Have you ever been in a relationship and knew it was time to sever your ties? All the signs were on the wall, but you kept telling yourself, “I’ll give it one more try.” Knowing all along you should’ve cut your losses and walked away.
Well … that’s the inevitable truth with my relationship with Sundial Brands’ Shea Moisture.
I’ve been irked since I read the news that Unilever acquired Sundial Brands, one of the largest producers of hair and skincare products for African American women, in November 2017.
Darn it! Yet another company specializing in products for African Americans has delivered its loyal supporters into the hands of a beauty brand that not too long ago felt wasn’t worthy enough for their business.
This is not based on emotions, maybe a little bit, but on facts. According to a WWD report, African American women spent $7.5 billion per year on beauty products. To top it off, we spent 80 percent more money on cosmetics and twice as much on skincare than the mainstream female market.
Something is terribly wrong if we spent that much money, but are grossly ignored by mainstream brands.
Tiffany Gill, Associate Professor of History and Black American Studies at the University of Delaware, stated that many mainstream brands are reluctant to add shades for women of color. Their rationale? It’ll damage their brand making it less glamorous, less beautiful. (source)
This is why I’m having a problem with my loyalty to Shea Moisture since being sold to Unilever. Mainstream beauty brands only want my business now because they see me as a dollar sign and not as a deserving customer.
On L’Oréal’s African Beauty Brands page, it states:
“Our consumers are the source of our inspiration as it is almost impossible to find a wider scope of beauty rituals amongst any other consumer group: from braiding to weaving from relaxing to treating from coloring to styling.”
(By the way, L’Oréal bought Carol’s Daughter in 2014.)
Enter my ire with Sundial Brands. What was the upside for them? Sundial Brands already have a huge following of women of color who spend more money on beauty rituals than the general market.
I’m not buying their explanation that it’ll widen their audience reach (not that they owe me or anyone an explanation) or that they’ve set aside money to help women of color start new business.
First, the beauty industry has cornered the mainstream market, so they’re properly represented. Secondly, I think they set aside the money for black female entrepreneurship because they knew they’d get some blowback from their loyal supporters.

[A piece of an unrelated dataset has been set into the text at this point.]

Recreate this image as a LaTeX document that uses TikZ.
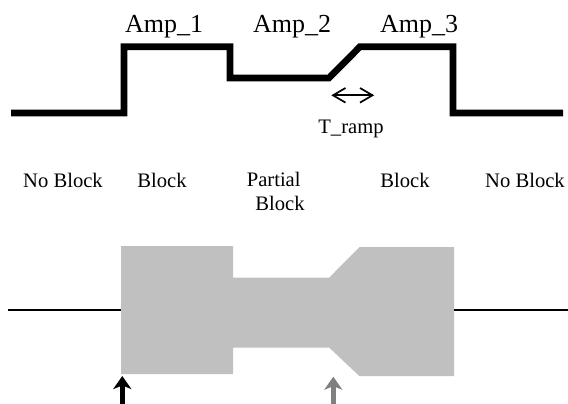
\documentclass[tikz,border=0pt]{standalone}
\usepackage{fontspec}
\setmainfont{Liberation Serif}
\usetikzlibrary{arrows.meta}
\definecolor{blockgray}{HTML}{C0C0C0}
\definecolor{arrowgray}{HTML}{808080}
\begin{document}
\begin{tikzpicture}[x=1pt,y=-1pt,
  wave/.style={line width=6.7pt,line join=miter,line cap=butt},
  axisline/.style={line width=1.5pt},
  amplabel/.style={anchor=base,inner sep=0pt,font=\fontsize{26}{30}\selectfont},
  zonelabel/.style={anchor=base,inner sep=0pt,font=\fontsize{20.6}{24}\selectfont},
  rampmark/.style={line width=1.7pt,line join=miter},
  marker/.style={line width=5.5pt,-{Stealth[length=13pt,width=18pt,inset=3.5pt]}}]
\useasboundingbox (0,0) rectangle (568,404);
% top waveform
\draw[wave] (11,113) -- (124,113) -- (124,46.7) -- (230,46.7) -- (230,78)
  -- (329,78) -- (360,46.7) -- (453,46.7) -- (453,113) -- (563,113);
\node[amplabel] (amp1) at (164,33) {Amp\_1};
\node[amplabel] (amp2) at (292,32.5) {Amp\_2};
\node[amplabel] (amp3) at (419,33) {Amp\_3};
% T_ramp double arrow
\coordinate (rl) at (333,95.3);
\coordinate (rr) at (372.5,95.3);
\draw[rampmark] (rl) -- (rr);
\draw[rampmark] ([shift={(12.5,-7.3)}]rl) -- (rl) -- ([shift={(12.5,7.3)}]rl);
\draw[rampmark] ([shift={(-12.5,-7.3)}]rr) -- (rr) -- ([shift={(-12.5,7.3)}]rr);
\node[zonelabel] (tramp) at (351,133) {T\_ramp};
% zone labels
\node[zonelabel] (nb1) at (63,187) {No Block};
\node[zonelabel] (b1) at (162,187) {Block};
\node[zonelabel] (pb1) at (273.7,186.5) {Partial};
\node[zonelabel] (pb2) at (280,210) {Block};
\node[zonelabel] (b2) at (405,187) {Block};
\node[zonelabel] (nb2) at (525,187) {No Block};
% bottom shape
\fill[blockgray] (121,246) -- (233,246) -- (233,277.5) -- (329.3,277.5)
  -- (359.3,247.2) -- (454,247.2) -- (454,376) -- (359.3,376)
  -- (329.3,347.7) -- (233,347.7) -- (233,374) -- (121,374) -- cycle;
\coordinate (ll) at (8,310);
\coordinate (lr) at (121,310);
\coordinate (rl2) at (454,310);
\coordinate (rr2) at (568,310);
\draw[axisline] (ll) -- (lr);
\draw[axisline] (rl2) -- (rr2);
% markers
\coordinate (m1s) at (122.3,404);
\coordinate (m1e) at (122.3,376);
\coordinate (m2s) at (333.3,404);
\coordinate (m2e) at (333.3,376.7);
\draw[marker] (m1s) -- (m1e);
\draw[marker,arrowgray] (m2s) -- (m2e);
\end{tikzpicture}
\end{document}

In addition to African American women having less beauty options, we also have more hazardous product ingredients. Environmental Working Group found that less than 25 percent of products marketed to black women have little to no potential for hazardous ingredients. Skincare products scored well. Hair care products scored abysmally.
Meanwhile, 40 percent of products marketed to the general market are less hazardous.
Therefore, I’m going to listen to my gut and walk away from Shea Moisture. I’ve decided to harness my portion of the $1.2 trillion African American spending power, 22 percent of which is spent in the $42 billion personal care product market, and support an indie hair care brand.
Indie brands have led the way in filling the gap mainstream brands left. While mainstream brands heavily advertise on television and in magazines, where the general market view their information, indie brands target African American women on social media, where they spend their time searching for product reviews, how-tos, and recommendations.